Может быть именно необходимо исследовать область мысли, прикоснуться или предугадать ее пределы, чтобы почувствовать вполне превосходство другой области, области чувства, которая бесконечна; кроме того, как выразился кто-то, „сердце стоит больше ума, так как ум никогда не дает сердца, между тем как сердце часто имеет ум.“
Знать, что есть где-то на свете сердце, на которое можно вполне рассчитывать, которое всегда найдешь готовым, это очень утешительно, и это невыразимо приятно во все часы жизни, и хорошие и дурные. Что за беда, если оболочка этого сердца, которому мы обязаны нашей радостью, недостаточно тонко отделана.

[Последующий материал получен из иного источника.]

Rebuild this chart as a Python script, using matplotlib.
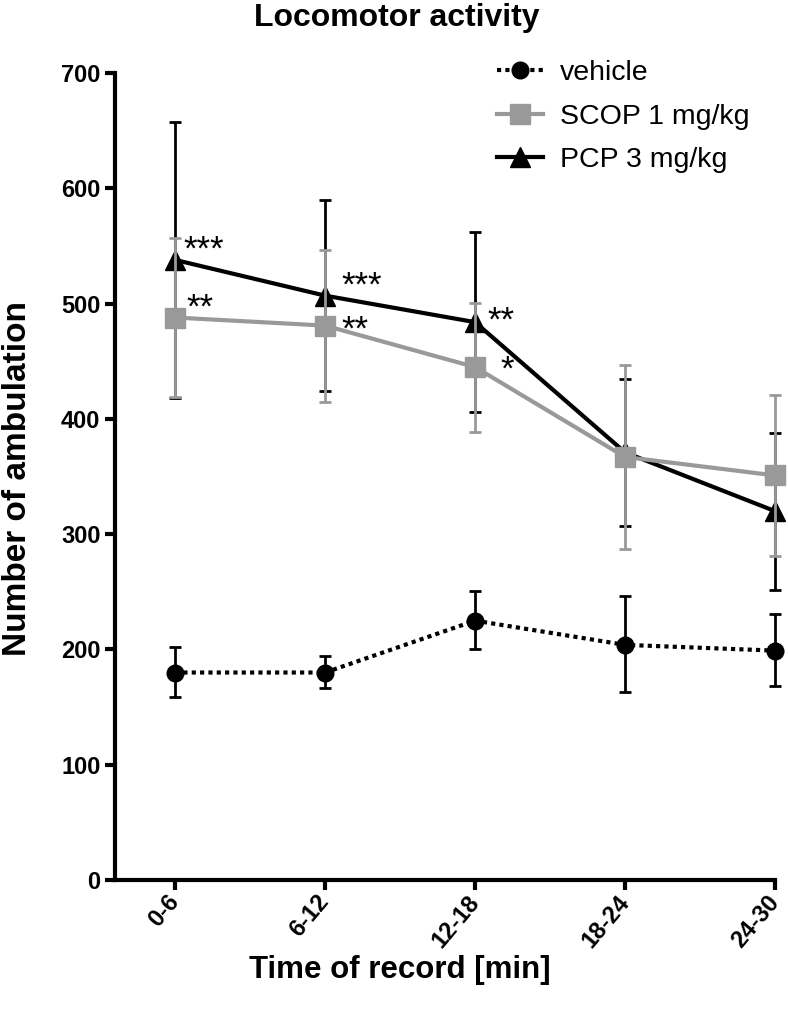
import matplotlib
matplotlib.use('Agg')
import matplotlib.pyplot as plt

plt.rcParams['font.family'] = ['Liberation Sans', 'DejaVu Sans']

times = ['0-6', '6-12', '12-18', '18-24', '24-30']
vehicle = [180, 180, 225, 204, 199]
vehicle_err_hi = [202, 194, 251, 246, 231]
vehicle_err_lo = [159, 167, 200, 163, 168]
scop = [488, 481, 445, 367, 351]
scop_sem = [69, 66, 56, 80, 70]
pcp = [538, 507, 484, 371, 320]
pcp_sem = [120, 83, 78, 64, 68]
star_idx = [0, 0, 1, 1, 2, 2]
star_txt = ['***', '**', '***', '**', '**', '*']
star_grp = ['pcp', 'scop', 'pcp', 'scop', 'pcp', 'scop']
# offsets of the asterisks from their marker (points)
star_off = [(6, 0), (8, 0), (12, 0), (12, -10), (9, -6), (18, -9)]

grey = '#999999'
x = list(range(len(times)))

fig = plt.figure(figsize=(7.88, 10.11), dpi=100)
ax = fig.add_axes([0.146, 0.1296, 0.8376, 0.798])

v_lo = [v - l for v, l in zip(vehicle, vehicle_err_lo)]
v_hi = [h - v for v, h in zip(vehicle, vehicle_err_hi)]
ev = ax.errorbar(x, vehicle, yerr=[v_lo, v_hi], color='black',
                 linestyle=(0, (1, 1.0)), linewidth=3, marker='o', markersize=12,
                 capsize=4, capthick=2, elinewidth=2, label='vehicle',
                 clip_on=False, zorder=3)
ep = ax.errorbar(x, pcp, yerr=pcp_sem, color='black', linestyle='-', linewidth=3,
                 marker='^', markersize=14, capsize=4, capthick=2, elinewidth=2,
                 label='PCP 3 mg/kg', clip_on=False, zorder=4)
es = ax.errorbar(x, scop, yerr=scop_sem, color=grey, linestyle='-', linewidth=3,
                 marker='s', markersize=14, capsize=4, capthick=2, elinewidth=2,
                 label='SCOP 1 mg/kg', clip_on=False, zorder=5)
for c in ev.lines[1] + ep.lines[1] + es.lines[1]:
    c.set_clip_on(False)
for c in ev.lines[2] + ep.lines[2] + es.lines[2]:
    c.set_clip_on(False)

for i, s, grp, off in zip(star_idx, star_txt, star_grp, star_off):
    yv = pcp[i] if grp == 'pcp' else scop[i]
    ax.annotate(s, (i, yv), xytext=off, textcoords='offset points',
                fontsize=25, ha='left', va='baseline')

ax.set_xlim(-0.4, 4)
ax.set_ylim(0, 700)
ax.set_yticks(range(0, 701, 100))
ax.set_xticks(x)
ax.set_xticklabels(times, rotation=50, ha='right', va='center',
                   rotation_mode='anchor', fontweight='bold', fontsize=17)
for lab in ax.get_yticklabels():
    lab.set_fontweight('bold')
    lab.set_fontsize(17)
ax.spines['top'].set_visible(False)
ax.spines['right'].set_visible(False)
ax.spines['left'].set_linewidth(3)
ax.spines['bottom'].set_linewidth(3)
ax.tick_params(width=3, length=7)
ax.tick_params(axis='x', pad=6)

ax.set_ylabel('Number of ambulation', fontsize=24, fontweight='bold', va='center')
ax.yaxis.set_label_coords(-0.148, 0.498)
ax.set_xlabel('Time of record [min]', fontsize=22.5, fontweight='bold', va='center')
ax.xaxis.set_label_coords(0.432, -0.1115)
fig.text(0.503, 1 - 18 / 1011, 'Locomotor activity', fontsize=23,
         fontweight='bold', ha='center', va='center')

hs = [ev.lines[0], es.lines[0], ep.lines[0]]
ls = ['vehicle', 'SCOP 1 mg/kg', 'PCP 3 mg/kg']
ax.legend(hs, ls, loc='upper left', bbox_to_anchor=(497 / 788, 1 - 60 / 1011),
          bbox_transform=fig.transFigure, frameon=False, fontsize=20.5,
          borderpad=0, borderaxespad=0, handlelength=1.6, handletextpad=0.6,
          labelspacing=0.62)

fig.savefig('out.png', dpi=100)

По крайней мере так думал Мишель, и — странная вещь — ленивый ученик лицея, изобретатель эликсира Мюскогюльж, наивный турист Булакского музея был единственным существом, которому он добровольно делал кое-какие намеки о своей внутренней жизни, единственным, которому изредка позволялось читать в его душе, замкнутой для всех.
IV
Выйдя из ресторана, где они позавтракали, молодые люди спустились по улице Ройяль. В этот мартовский день, хотя Мишель не пускался с ним в откровенности, Даран скоро понял, что его друг был озабочен; к тому же, поговорив о пустяках, Мишель замолчал, покусывая слегка свою нижнюю губу, что всегда служило у него признаком дурного настроения.
Был один из тех чудных парижских дней, когда всюду встречаешь таинственно переносящуюся по воздуху весну. Вот она в виде хрупкой молодой девушки в светлом платье, она же, невидимая, в аромате левкоев, продаваемых по краям тротуаров! Цветы, цветы, цветы! Они всюду, и в руках детей и на корсажах дам, за ушами лошадей; забывая о важном содержимом своих портфелей, деловые люди несут цветы в руках, ими нагружены спины рассыльных, кухарка хранит в уголке своей корзины пучок свежих жонкилей и кудластый мальчишка держит в зубах фиалку. Цветы, цветы; их видишь, их обоняешь, их угадываешь среди разнообразия торжествующих на солнце колоритов города, они гармонируют с улыбкой радости на интеллигентных лицах прохожих.
В Елисейских полях, под деревьями, группы детей бегают посреди громадных облаков золотистой пыли, а на скамьях старые люди греются с блаженным видом; кажется, что под этим нежным голубым небом все печали забыты и для каждого уготовано счастье.
— Уже 30 марта! Как проходит время! У нас уже опять весна в полном разгаре.
Сделав это оригинальное замечание, Даран взял вдруг под руку Мишеля, не ответившего ему ничего.
— Я отдал бы все мои коллекции и даже тот необыкновенный потир, о котором я только что говорил, чтобы только видеть тебя счастливым, мой старый Мишель, — сказал он.
Мишель вздрогнул.
— Счастливым! Но откуда ты взял, что я не счастлив?